═════ Data provided ═════

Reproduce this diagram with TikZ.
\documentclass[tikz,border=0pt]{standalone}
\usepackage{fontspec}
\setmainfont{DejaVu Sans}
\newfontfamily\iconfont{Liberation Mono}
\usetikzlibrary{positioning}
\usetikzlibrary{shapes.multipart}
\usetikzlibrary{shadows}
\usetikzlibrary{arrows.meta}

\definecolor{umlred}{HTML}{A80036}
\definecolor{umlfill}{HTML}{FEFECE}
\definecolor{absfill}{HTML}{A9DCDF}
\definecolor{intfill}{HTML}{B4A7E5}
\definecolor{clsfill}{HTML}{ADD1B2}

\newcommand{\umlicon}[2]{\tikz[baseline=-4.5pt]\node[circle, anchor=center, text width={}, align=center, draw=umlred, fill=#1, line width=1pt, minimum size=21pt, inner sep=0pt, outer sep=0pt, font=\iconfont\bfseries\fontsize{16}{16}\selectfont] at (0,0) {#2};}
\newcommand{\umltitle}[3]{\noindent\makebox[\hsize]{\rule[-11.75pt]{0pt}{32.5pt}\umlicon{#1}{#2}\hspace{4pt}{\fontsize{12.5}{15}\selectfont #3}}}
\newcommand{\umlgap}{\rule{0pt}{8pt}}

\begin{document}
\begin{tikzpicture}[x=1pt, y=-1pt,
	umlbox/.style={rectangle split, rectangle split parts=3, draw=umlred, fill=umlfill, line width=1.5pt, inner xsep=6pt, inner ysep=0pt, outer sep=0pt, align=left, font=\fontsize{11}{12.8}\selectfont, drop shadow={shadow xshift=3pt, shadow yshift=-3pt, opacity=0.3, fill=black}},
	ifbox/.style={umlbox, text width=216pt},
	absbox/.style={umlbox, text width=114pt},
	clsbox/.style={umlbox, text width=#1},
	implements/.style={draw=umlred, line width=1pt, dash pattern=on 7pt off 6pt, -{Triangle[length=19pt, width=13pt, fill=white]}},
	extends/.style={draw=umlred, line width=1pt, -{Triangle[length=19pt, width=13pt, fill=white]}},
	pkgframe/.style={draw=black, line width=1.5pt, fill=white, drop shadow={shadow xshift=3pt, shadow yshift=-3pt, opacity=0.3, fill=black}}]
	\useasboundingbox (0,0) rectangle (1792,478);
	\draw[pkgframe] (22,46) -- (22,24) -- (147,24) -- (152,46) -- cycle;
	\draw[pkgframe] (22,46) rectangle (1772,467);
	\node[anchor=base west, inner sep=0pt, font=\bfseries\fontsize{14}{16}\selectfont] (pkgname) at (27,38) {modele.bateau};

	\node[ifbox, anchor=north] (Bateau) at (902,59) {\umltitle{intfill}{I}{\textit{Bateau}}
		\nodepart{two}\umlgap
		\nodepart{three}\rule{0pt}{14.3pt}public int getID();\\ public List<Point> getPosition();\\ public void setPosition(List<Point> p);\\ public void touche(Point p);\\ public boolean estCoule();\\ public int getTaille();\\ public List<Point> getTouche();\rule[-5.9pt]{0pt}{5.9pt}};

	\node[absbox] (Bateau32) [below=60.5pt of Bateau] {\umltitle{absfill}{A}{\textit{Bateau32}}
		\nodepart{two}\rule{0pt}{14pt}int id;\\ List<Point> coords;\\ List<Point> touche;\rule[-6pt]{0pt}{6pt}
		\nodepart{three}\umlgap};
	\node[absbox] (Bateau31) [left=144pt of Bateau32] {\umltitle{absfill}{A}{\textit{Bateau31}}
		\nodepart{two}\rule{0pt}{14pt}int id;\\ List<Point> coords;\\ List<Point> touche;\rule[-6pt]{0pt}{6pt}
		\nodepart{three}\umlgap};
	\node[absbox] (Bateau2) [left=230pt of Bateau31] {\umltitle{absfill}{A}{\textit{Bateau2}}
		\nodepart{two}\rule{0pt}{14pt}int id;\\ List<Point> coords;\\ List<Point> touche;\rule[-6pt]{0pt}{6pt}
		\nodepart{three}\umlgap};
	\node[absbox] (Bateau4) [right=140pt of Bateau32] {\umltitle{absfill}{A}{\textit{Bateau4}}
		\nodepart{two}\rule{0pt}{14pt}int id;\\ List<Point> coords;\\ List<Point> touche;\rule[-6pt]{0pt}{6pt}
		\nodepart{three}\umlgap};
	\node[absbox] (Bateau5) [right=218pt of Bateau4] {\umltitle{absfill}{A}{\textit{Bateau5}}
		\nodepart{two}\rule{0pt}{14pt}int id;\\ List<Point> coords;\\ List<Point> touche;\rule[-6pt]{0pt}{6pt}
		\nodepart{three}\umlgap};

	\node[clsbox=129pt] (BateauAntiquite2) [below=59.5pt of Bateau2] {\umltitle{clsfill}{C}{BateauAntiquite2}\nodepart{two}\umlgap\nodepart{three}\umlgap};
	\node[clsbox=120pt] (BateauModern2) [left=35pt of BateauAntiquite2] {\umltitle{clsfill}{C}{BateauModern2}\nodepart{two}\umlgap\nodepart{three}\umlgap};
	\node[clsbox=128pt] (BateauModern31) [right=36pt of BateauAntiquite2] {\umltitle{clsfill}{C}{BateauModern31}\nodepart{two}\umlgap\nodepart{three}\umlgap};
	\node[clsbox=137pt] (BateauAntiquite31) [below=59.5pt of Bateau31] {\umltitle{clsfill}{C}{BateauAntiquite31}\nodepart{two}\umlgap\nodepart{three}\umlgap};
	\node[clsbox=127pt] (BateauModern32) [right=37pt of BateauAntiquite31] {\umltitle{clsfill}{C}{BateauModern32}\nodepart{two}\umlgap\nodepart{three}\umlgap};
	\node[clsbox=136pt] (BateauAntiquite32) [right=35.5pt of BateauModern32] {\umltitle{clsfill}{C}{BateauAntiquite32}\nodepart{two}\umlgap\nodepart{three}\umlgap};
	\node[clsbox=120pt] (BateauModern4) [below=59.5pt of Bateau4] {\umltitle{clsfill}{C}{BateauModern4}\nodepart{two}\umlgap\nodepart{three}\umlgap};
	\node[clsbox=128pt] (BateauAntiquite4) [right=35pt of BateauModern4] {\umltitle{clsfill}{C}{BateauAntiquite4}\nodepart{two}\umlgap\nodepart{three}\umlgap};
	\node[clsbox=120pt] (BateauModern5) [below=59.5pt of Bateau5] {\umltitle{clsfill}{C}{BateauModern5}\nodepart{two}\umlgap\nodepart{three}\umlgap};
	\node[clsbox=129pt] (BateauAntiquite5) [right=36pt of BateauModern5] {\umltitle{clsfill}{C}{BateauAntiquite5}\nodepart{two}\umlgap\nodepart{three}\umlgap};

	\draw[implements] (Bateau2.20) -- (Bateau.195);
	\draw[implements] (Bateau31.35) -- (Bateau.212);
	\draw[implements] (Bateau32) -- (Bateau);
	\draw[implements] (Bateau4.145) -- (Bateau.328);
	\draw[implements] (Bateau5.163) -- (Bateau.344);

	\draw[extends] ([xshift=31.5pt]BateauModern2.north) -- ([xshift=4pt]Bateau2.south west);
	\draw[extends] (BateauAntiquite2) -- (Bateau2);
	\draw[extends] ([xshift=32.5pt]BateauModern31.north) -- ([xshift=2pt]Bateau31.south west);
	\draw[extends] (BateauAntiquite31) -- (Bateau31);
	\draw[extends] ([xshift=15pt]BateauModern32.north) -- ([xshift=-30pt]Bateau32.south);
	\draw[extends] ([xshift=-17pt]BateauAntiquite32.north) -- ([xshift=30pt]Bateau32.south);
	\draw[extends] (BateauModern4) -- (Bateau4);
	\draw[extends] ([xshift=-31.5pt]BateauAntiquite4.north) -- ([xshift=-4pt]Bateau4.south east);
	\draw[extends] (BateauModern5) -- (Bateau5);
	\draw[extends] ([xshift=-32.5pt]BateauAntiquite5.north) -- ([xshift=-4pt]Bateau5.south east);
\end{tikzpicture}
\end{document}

═════
═════ Data provided ═════

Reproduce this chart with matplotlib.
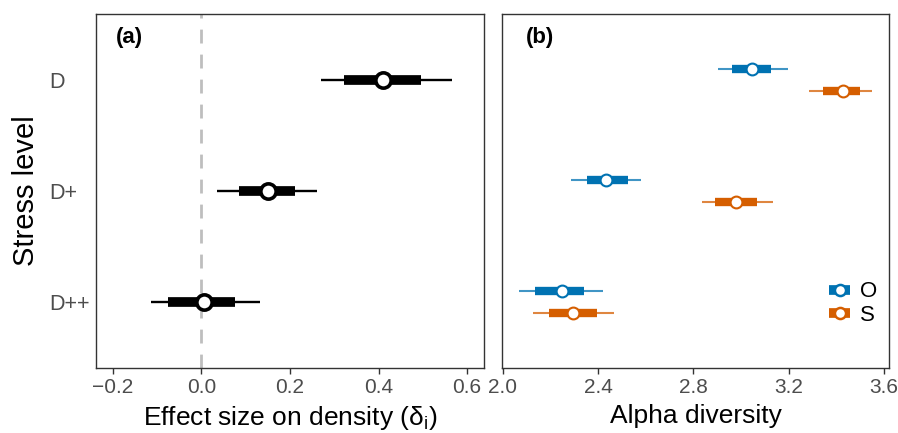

═════
═════ Data provided ═════

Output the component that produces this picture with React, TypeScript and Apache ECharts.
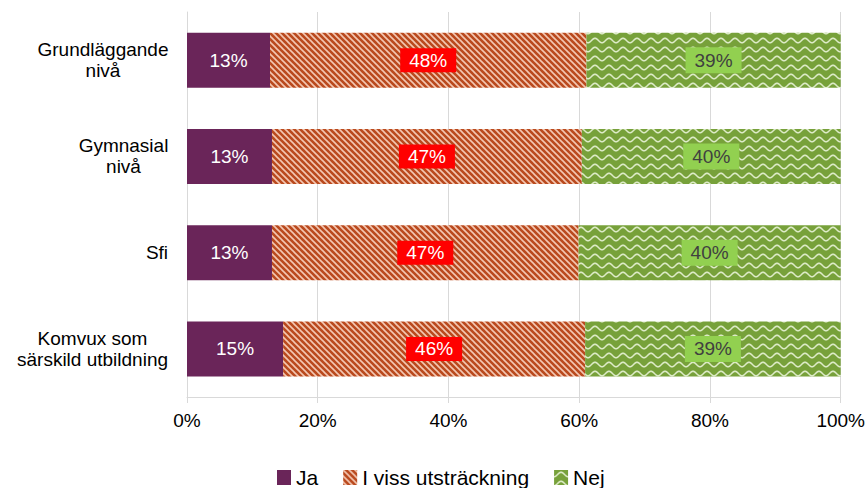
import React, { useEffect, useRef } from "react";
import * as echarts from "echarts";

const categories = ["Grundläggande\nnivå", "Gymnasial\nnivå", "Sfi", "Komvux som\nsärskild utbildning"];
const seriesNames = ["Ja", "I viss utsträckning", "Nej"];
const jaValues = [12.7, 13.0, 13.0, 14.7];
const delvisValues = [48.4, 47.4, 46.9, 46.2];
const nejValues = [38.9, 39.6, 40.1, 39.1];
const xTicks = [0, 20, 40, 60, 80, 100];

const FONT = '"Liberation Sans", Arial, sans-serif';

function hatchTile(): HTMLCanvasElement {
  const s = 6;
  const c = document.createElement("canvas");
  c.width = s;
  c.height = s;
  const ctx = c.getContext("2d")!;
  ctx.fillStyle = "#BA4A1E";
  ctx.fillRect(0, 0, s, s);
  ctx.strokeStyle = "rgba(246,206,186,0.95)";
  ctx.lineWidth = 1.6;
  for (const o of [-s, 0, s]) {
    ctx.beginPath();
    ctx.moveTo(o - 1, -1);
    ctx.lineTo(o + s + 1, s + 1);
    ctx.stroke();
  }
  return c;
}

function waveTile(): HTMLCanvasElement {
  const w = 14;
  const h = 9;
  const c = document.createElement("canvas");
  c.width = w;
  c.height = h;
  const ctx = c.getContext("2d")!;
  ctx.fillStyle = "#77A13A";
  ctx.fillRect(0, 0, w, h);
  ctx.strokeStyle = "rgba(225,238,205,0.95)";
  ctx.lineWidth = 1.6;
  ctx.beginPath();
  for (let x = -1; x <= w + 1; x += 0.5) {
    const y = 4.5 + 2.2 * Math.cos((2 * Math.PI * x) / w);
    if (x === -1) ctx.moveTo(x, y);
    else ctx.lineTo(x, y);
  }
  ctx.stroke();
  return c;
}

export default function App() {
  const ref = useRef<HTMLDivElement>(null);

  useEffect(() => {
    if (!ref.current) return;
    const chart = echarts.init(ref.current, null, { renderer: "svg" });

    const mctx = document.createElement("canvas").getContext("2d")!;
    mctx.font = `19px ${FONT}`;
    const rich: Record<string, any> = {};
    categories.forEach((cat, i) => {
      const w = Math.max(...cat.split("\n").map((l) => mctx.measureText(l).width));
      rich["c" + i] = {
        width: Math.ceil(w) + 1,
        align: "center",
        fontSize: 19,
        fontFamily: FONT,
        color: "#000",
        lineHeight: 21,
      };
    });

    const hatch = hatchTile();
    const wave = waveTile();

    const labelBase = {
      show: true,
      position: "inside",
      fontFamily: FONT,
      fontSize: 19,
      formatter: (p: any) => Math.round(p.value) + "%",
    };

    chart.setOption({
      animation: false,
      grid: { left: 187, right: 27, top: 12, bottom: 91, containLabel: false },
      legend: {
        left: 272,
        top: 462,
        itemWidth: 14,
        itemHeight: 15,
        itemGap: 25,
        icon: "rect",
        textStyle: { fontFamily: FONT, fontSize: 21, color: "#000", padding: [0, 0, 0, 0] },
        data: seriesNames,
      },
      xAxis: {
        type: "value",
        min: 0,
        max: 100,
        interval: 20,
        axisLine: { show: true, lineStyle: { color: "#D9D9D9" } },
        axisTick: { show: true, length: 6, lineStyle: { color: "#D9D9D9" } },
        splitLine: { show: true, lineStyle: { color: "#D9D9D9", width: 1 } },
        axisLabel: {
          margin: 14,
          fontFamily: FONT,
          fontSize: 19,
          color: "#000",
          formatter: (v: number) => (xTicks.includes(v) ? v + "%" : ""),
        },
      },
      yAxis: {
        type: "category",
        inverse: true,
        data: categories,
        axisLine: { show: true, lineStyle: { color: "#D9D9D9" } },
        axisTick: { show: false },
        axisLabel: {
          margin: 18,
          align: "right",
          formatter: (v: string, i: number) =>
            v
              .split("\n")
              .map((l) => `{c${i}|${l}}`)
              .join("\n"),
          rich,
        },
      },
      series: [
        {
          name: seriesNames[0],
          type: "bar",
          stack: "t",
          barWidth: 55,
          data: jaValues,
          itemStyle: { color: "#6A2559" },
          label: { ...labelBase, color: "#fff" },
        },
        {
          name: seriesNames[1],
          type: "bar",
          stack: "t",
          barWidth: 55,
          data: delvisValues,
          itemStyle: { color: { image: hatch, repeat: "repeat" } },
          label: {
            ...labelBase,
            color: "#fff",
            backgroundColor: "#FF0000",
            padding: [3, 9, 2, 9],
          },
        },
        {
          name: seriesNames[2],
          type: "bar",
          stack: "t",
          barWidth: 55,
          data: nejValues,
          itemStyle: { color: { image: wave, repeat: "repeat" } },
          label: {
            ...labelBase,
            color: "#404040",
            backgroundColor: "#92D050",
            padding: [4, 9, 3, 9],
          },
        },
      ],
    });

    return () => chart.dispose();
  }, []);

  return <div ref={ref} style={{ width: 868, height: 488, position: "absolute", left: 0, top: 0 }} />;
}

═════

Job:
Without the pictures, give again only the lines beginning at the line that contains "Output the component" and stopping after the line that contains "import * as", exactly as written.

Written reply:
Output the component that produces this picture with React, TypeScript and Apache ECharts.
import React, { useEffect, useRef } from "react";
import * as echarts from "echarts";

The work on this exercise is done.